SET PROBLEM → Beginning with the line that contains "Emit a web page", retype the entries below exactly, ending with the line that contains "const numFmt = v". Leave out any pictures.

━━━━━ DATA SUPPLIED

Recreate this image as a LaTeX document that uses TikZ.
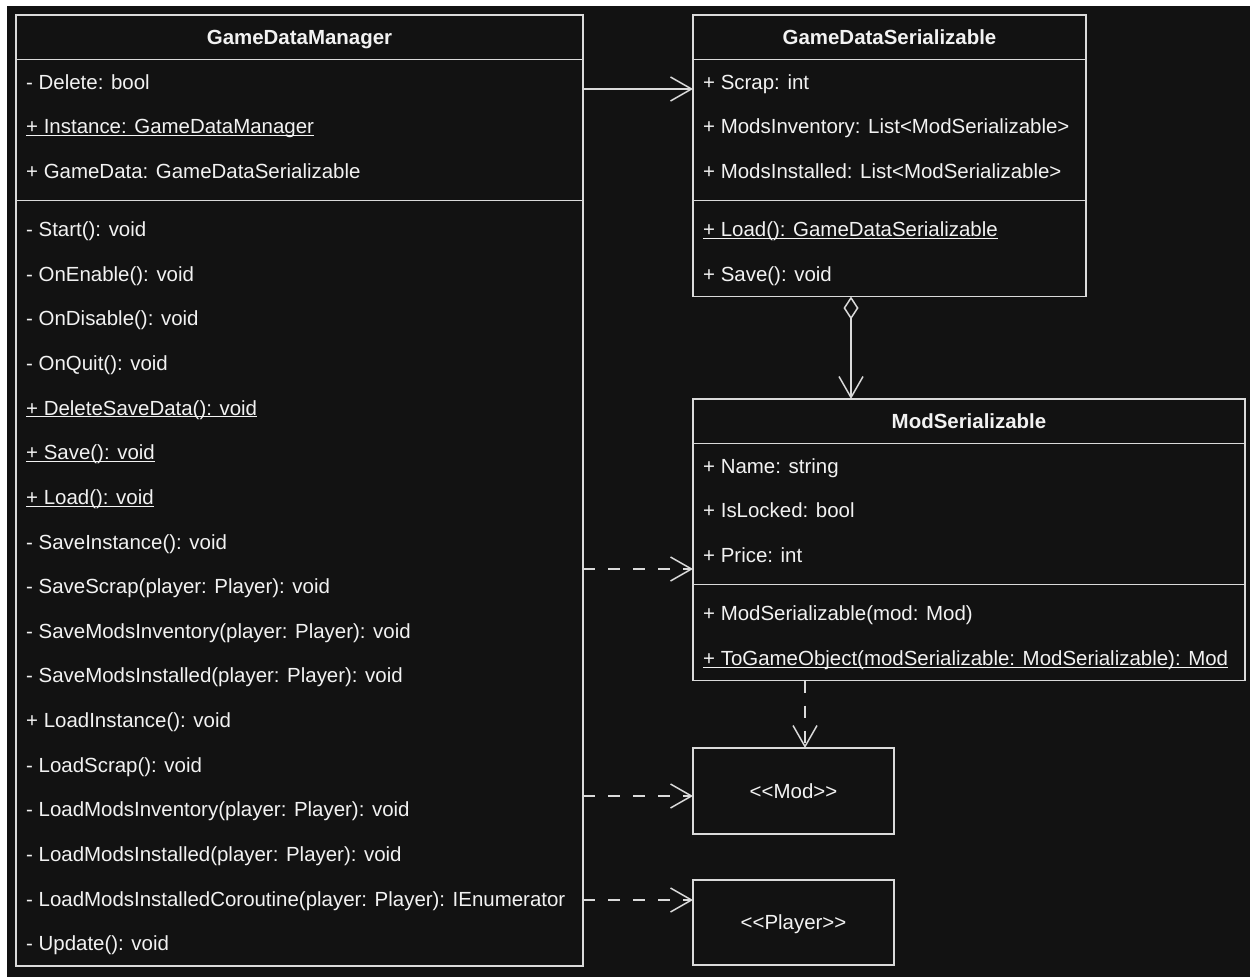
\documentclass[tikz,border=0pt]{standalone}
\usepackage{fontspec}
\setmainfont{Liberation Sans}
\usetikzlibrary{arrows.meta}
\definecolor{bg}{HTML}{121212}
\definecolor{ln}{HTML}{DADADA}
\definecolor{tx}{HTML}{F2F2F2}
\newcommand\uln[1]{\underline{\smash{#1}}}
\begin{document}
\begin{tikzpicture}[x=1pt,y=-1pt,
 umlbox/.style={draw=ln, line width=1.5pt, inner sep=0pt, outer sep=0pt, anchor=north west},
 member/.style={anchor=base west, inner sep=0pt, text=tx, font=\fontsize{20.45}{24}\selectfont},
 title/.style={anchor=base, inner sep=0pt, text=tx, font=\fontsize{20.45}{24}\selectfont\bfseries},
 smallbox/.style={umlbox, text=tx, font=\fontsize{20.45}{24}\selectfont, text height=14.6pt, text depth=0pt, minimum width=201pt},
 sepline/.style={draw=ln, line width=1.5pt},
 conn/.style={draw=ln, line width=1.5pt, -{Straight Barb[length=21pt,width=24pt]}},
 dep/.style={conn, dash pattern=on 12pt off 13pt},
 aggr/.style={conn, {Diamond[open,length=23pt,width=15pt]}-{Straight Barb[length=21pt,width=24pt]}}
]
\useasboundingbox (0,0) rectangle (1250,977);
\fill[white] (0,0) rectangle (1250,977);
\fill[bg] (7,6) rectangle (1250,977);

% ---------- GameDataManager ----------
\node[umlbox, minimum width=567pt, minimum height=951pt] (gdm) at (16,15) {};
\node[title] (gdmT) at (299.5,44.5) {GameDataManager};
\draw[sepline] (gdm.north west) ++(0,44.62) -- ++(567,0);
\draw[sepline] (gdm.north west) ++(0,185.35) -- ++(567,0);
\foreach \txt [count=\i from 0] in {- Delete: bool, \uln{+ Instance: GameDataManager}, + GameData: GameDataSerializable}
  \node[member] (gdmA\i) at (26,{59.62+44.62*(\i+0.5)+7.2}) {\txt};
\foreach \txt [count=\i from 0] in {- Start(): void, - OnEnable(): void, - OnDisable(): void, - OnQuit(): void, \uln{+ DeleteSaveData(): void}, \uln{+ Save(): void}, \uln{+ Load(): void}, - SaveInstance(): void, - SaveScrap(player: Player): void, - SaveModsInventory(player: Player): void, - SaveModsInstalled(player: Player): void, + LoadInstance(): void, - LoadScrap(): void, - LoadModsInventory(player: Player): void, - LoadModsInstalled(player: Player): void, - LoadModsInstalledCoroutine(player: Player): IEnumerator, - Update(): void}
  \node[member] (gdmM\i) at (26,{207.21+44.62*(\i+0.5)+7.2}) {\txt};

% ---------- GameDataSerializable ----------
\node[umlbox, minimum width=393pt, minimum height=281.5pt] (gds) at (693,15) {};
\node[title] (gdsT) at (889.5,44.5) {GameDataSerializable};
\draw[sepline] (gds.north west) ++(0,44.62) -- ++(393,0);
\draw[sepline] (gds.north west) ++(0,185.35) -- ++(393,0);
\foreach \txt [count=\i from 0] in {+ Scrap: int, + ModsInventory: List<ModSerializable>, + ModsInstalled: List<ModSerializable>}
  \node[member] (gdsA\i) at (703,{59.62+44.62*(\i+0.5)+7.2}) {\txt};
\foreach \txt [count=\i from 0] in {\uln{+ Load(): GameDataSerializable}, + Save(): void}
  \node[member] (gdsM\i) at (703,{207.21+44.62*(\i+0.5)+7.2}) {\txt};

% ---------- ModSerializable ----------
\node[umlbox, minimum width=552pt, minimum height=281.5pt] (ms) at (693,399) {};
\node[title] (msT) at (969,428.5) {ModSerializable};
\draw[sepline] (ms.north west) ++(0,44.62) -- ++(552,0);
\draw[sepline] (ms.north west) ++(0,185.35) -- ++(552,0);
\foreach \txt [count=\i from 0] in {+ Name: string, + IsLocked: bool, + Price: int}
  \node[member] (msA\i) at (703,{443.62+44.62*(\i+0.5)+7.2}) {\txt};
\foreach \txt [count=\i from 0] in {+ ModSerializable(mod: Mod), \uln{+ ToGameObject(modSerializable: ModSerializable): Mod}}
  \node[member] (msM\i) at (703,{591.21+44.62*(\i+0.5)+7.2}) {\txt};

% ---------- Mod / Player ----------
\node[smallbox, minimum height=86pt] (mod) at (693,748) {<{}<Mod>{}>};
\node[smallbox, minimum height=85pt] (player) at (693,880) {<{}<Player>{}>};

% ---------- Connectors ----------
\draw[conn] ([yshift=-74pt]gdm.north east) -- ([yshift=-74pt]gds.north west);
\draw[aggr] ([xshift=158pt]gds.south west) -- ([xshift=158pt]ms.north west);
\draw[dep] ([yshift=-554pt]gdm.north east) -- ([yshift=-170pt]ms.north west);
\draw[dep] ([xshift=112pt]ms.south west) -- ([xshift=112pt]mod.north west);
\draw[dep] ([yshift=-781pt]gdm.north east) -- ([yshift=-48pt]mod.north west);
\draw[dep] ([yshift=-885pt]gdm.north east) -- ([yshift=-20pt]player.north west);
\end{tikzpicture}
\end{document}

━━━━━━━━━━
━━━━━ DATA SUPPLIED

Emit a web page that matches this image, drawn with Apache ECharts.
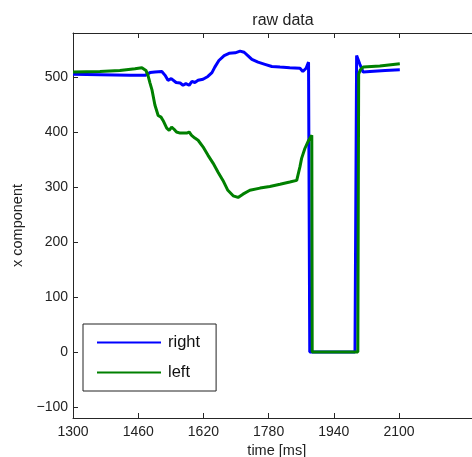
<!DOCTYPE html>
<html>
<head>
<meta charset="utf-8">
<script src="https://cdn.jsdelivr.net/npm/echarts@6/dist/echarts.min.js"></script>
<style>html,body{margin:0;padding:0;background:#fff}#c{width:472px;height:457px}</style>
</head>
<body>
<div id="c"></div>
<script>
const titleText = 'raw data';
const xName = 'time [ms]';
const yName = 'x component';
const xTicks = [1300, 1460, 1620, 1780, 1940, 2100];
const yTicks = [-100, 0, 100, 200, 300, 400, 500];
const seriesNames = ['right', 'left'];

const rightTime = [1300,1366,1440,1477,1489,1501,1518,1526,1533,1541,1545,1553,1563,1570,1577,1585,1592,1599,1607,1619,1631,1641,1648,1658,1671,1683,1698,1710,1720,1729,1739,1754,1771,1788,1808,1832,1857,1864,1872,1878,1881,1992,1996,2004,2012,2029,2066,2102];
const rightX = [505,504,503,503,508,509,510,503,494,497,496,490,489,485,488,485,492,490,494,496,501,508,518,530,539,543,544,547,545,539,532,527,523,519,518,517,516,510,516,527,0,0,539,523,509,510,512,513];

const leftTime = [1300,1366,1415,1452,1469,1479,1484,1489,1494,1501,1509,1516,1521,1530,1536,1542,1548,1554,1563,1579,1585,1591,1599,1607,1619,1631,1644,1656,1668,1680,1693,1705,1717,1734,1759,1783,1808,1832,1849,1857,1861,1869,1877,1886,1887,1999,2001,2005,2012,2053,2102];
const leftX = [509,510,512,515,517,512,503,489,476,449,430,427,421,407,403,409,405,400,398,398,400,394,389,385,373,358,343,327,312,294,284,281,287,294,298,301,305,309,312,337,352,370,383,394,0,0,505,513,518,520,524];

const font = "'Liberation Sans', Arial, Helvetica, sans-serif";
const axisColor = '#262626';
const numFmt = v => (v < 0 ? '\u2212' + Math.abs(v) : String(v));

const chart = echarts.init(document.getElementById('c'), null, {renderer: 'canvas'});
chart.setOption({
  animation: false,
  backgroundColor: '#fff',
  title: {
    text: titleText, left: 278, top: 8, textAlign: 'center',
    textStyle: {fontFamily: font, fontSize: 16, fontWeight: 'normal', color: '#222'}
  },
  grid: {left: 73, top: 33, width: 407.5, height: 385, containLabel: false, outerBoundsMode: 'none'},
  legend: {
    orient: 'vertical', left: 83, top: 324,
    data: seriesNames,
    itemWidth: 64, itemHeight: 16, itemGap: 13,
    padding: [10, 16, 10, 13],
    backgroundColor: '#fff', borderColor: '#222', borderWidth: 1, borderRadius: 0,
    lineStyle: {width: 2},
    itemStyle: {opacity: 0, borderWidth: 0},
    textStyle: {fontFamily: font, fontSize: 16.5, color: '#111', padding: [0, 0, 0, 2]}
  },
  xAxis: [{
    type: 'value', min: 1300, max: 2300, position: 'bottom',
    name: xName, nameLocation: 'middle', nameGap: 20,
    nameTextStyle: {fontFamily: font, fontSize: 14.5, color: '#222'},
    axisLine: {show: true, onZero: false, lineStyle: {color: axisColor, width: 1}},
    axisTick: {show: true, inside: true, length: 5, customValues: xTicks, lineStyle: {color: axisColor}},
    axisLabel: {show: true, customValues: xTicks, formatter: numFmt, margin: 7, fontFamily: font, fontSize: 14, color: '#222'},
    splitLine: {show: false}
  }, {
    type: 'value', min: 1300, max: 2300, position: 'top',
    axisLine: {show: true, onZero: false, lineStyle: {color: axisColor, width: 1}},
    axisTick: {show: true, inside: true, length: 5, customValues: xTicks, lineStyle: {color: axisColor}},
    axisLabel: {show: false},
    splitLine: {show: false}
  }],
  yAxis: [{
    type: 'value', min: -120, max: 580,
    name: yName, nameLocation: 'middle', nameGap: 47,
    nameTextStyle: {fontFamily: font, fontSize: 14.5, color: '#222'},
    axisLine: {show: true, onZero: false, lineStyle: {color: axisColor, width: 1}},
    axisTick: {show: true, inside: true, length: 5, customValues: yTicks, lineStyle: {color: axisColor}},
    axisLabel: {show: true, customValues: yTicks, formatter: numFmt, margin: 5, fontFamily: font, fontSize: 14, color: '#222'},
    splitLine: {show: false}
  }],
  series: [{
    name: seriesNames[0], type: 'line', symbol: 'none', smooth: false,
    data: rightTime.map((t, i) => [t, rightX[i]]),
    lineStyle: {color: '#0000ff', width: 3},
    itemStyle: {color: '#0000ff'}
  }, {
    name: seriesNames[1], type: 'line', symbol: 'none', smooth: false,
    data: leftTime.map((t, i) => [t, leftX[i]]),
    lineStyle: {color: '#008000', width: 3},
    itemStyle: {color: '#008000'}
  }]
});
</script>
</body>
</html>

━━━━━━━━━━

OUTPUT →
Emit a web page that matches this image, drawn with Apache ECharts.
<!DOCTYPE html>
<html>
<head>
<meta charset="utf-8">
<script src="https://cdn.jsdelivr.net/npm/echarts@6/dist/echarts.min.js"></script>
<style>html,body{margin:0;padding:0;background:#fff}#c{width:472px;height:457px}</style>
</head>
<body>
<div id="c"></div>
<script>
const titleText = 'raw data';
const xName = 'time [ms]';
const yName = 'x component';
const xTicks = [1300, 1460, 1620, 1780, 1940, 2100];
const yTicks = [-100, 0, 100, 200, 300, 400, 500];
const seriesNames = ['right', 'left'];

const rightTime = [1300,1366,1440,1477,1489,1501,1518,1526,1533,1541,1545,1553,1563,1570,1577,1585,1592,1599,1607,1619,1631,1641,1648,1658,1671,1683,1698,1710,1720,1729,1739,1754,1771,1788,1808,1832,1857,1864,1872,1878,1881,1992,1996,2004,2012,2029,2066,2102];
const rightX = [505,504,503,503,508,509,510,503,494,497,496,490,489,485,488,485,492,490,494,496,501,508,518,530,539,543,544,547,545,539,532,527,523,519,518,517,516,510,516,527,0,0,539,523,509,510,512,513];

const leftTime = [1300,1366,1415,1452,1469,1479,1484,1489,1494,1501,1509,1516,1521,1530,1536,1542,1548,1554,1563,1579,1585,1591,1599,1607,1619,1631,1644,1656,1668,1680,1693,1705,1717,1734,1759,1783,1808,1832,1849,1857,1861,1869,1877,1886,1887,1999,2001,2005,2012,2053,2102];
const leftX = [509,510,512,515,517,512,503,489,476,449,430,427,421,407,403,409,405,400,398,398,400,394,389,385,373,358,343,327,312,294,284,281,287,294,298,301,305,309,312,337,352,370,383,394,0,0,505,513,518,520,524];

const font = "'Liberation Sans', Arial, Helvetica, sans-serif";
const axisColor = '#262626';
const numFmt = v => (v < 0 ? '\u2212' + Math.abs(v) : String(v));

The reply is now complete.